Records contained in a dataset:
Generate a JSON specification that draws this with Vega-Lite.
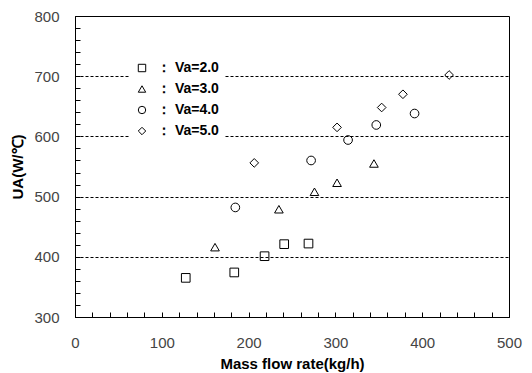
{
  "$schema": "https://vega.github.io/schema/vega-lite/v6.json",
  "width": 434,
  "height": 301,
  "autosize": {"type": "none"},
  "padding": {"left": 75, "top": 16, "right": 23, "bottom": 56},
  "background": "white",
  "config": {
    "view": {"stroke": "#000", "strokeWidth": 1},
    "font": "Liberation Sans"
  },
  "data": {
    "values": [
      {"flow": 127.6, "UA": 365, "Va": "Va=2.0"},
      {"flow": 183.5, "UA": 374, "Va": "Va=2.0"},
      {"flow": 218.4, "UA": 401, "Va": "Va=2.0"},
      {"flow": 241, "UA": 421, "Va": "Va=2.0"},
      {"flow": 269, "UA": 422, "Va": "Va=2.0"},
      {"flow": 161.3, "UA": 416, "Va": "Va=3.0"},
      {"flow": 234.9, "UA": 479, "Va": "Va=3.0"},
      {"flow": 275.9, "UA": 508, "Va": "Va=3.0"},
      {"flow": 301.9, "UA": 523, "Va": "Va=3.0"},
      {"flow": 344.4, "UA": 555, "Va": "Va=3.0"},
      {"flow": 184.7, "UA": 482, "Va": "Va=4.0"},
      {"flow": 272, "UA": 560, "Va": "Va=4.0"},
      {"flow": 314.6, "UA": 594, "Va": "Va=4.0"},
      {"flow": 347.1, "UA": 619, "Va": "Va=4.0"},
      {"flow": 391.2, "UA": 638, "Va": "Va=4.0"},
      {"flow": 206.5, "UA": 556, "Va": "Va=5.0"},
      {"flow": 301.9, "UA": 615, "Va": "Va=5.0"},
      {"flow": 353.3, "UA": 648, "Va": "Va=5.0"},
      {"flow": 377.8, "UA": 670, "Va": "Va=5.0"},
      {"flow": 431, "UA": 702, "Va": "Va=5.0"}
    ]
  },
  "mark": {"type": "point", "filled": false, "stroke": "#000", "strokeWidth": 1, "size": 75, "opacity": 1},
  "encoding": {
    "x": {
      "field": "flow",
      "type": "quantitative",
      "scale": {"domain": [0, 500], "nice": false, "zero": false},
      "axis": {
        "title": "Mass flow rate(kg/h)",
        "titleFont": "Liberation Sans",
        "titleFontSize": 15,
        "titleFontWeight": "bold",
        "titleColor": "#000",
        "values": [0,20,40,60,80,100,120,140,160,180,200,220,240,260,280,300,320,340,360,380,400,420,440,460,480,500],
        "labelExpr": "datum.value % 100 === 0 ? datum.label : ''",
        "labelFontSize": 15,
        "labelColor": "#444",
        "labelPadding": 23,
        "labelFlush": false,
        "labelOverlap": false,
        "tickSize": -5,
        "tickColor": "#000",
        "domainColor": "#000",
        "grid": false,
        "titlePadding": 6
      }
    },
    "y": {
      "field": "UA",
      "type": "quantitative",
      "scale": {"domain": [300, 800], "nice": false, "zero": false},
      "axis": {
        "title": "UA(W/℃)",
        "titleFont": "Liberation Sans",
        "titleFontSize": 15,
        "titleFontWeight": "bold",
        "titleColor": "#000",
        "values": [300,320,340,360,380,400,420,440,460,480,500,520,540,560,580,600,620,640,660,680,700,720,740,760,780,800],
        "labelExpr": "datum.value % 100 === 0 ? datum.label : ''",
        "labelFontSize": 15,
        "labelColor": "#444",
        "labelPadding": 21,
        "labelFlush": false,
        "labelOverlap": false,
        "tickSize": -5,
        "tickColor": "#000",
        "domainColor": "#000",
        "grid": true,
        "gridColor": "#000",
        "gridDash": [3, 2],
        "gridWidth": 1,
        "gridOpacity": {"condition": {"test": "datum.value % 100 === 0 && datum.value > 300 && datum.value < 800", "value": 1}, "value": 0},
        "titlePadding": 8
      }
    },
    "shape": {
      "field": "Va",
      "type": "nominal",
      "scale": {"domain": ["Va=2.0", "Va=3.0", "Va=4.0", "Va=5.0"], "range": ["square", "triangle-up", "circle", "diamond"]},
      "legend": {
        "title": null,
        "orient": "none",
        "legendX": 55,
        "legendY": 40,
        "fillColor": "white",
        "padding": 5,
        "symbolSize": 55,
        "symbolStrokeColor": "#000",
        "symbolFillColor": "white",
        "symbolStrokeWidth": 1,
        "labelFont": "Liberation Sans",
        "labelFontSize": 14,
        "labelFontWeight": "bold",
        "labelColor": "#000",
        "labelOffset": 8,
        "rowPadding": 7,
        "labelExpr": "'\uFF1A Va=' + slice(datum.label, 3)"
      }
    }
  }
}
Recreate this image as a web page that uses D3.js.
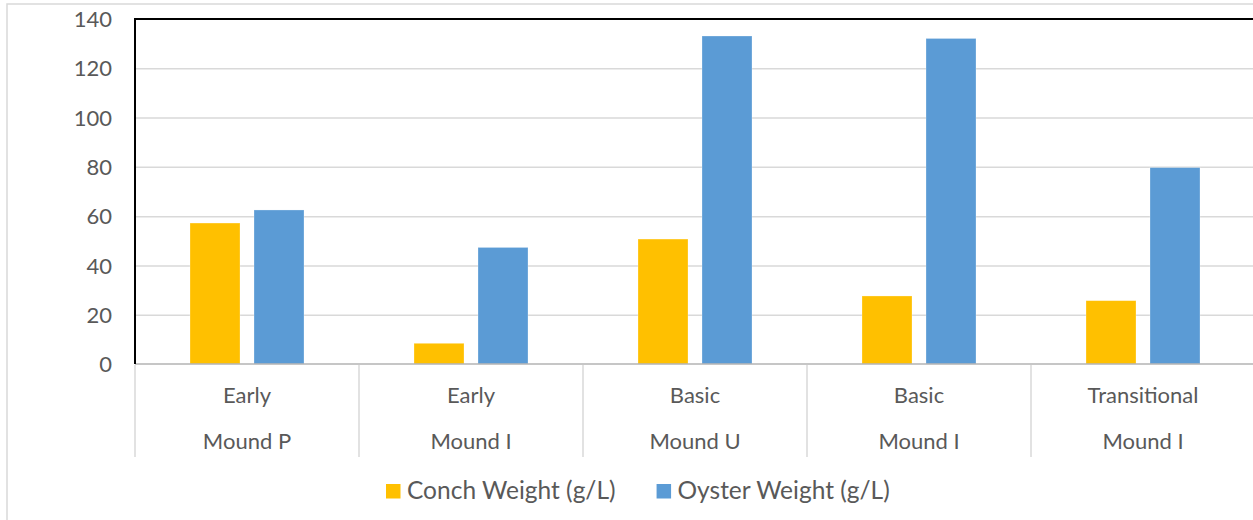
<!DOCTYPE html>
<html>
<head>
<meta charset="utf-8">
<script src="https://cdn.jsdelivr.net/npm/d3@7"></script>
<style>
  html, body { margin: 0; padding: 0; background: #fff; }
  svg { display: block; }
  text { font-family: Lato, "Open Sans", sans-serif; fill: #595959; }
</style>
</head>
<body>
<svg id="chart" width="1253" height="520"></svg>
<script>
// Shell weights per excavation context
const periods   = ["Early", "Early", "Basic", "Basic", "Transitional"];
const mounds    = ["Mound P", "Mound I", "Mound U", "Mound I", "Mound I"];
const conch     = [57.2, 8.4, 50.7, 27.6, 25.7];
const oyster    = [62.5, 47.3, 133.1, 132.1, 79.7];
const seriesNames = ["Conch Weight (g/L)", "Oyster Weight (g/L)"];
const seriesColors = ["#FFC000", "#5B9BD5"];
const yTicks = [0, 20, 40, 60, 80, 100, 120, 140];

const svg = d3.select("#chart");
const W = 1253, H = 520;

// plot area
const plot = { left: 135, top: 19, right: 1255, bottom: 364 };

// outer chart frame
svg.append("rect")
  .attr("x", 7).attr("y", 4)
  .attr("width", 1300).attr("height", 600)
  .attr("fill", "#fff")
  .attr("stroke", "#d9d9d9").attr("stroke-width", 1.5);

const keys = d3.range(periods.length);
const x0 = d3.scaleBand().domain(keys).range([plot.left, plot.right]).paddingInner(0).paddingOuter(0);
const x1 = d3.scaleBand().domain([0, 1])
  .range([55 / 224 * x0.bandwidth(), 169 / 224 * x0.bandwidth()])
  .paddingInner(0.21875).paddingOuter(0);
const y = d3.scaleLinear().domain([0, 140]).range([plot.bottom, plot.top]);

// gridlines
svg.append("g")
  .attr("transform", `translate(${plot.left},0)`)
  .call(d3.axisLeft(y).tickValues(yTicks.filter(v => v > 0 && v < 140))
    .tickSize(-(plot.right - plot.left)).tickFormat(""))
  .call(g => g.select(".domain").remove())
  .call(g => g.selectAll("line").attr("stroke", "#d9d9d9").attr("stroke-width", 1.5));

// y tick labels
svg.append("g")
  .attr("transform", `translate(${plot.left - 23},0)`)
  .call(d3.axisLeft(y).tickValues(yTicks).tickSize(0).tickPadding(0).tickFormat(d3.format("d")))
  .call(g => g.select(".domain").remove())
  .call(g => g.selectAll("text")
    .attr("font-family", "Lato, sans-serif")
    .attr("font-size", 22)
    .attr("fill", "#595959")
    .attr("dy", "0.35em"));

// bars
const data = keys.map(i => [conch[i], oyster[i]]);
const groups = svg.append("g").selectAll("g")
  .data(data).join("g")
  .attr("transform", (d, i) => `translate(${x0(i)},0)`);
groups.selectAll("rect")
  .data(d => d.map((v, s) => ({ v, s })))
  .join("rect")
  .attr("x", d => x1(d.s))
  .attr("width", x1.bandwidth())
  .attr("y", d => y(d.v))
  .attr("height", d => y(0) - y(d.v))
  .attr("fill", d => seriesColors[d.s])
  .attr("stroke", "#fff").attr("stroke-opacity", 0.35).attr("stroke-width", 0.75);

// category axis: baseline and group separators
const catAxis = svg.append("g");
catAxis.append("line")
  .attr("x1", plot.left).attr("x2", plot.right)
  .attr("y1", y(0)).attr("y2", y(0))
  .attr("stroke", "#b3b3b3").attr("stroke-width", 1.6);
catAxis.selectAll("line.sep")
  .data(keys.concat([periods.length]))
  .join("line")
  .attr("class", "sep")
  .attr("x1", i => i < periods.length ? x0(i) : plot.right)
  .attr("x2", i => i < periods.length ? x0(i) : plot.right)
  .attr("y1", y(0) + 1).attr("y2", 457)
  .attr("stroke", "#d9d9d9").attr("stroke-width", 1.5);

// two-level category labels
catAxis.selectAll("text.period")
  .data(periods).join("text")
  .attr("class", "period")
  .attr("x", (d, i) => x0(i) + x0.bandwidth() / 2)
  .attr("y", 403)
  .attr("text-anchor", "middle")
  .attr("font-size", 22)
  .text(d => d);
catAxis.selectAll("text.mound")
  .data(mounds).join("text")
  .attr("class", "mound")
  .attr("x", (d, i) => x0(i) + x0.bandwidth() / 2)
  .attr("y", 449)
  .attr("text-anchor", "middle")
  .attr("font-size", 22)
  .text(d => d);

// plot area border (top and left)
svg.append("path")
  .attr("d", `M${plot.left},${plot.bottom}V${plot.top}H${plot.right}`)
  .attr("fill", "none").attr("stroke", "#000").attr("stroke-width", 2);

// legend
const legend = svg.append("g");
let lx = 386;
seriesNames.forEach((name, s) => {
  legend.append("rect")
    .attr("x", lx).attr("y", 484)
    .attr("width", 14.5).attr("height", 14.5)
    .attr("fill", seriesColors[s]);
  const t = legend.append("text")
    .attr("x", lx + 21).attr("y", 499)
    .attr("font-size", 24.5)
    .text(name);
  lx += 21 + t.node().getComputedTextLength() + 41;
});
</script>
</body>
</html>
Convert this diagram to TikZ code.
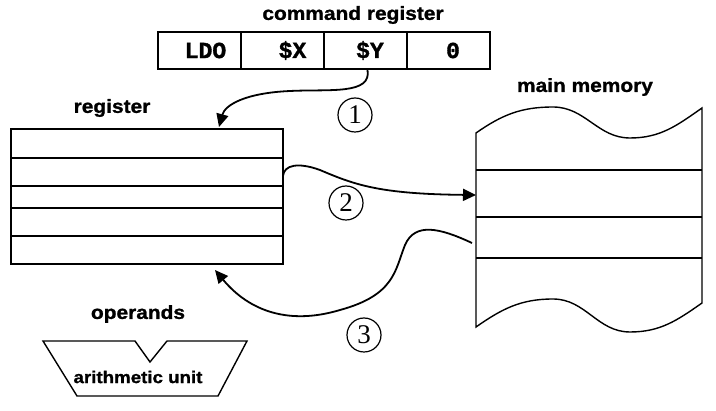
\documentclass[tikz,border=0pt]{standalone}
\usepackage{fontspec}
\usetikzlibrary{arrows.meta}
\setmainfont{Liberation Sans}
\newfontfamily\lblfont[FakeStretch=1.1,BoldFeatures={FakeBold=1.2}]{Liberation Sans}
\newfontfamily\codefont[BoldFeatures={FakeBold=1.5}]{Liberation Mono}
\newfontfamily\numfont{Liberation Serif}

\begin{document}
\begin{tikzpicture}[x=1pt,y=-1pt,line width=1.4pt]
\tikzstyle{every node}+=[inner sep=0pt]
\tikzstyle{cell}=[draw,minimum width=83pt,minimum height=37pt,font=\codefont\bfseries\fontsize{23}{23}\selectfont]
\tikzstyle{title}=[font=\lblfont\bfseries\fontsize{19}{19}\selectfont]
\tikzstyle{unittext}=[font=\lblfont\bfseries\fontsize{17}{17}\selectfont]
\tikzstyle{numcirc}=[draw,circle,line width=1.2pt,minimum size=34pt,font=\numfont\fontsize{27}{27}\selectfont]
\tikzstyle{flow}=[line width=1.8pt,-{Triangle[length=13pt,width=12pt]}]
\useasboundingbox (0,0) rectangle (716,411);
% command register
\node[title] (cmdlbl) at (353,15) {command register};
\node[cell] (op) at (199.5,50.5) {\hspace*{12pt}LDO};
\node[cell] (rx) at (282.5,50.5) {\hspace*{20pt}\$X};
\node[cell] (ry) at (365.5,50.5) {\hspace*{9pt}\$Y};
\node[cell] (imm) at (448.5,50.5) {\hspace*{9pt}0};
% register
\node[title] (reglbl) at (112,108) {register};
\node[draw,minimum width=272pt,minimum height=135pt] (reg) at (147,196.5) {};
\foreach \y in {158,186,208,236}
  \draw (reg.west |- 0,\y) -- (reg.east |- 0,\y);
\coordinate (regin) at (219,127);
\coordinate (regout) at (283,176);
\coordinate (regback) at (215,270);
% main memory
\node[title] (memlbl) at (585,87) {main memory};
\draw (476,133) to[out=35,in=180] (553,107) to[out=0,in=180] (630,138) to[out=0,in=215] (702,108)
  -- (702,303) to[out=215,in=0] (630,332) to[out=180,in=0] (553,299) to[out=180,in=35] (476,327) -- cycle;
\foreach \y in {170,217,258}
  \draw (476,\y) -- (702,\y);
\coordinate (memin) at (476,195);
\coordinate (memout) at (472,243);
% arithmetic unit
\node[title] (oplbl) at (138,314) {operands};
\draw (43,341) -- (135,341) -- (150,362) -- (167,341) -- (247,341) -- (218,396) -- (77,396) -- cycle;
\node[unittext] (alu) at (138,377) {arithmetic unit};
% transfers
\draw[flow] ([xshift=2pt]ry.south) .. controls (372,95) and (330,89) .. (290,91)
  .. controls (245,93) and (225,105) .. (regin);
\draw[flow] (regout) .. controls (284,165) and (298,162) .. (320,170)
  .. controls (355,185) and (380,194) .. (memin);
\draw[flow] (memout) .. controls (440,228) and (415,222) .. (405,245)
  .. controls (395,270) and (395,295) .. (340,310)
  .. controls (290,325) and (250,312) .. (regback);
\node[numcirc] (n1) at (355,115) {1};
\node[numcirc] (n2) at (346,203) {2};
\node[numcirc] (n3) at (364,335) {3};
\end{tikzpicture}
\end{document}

◆ DESCRIPTION OF THE TASK: Gather up every line in the data above that contains the word "this", copying each one.

◆ REPLY:
Generate a JSON specification that draws this with Vega-Lite.
Recreate this image as a web page that uses D3.js.
Convert this diagram to TikZ code.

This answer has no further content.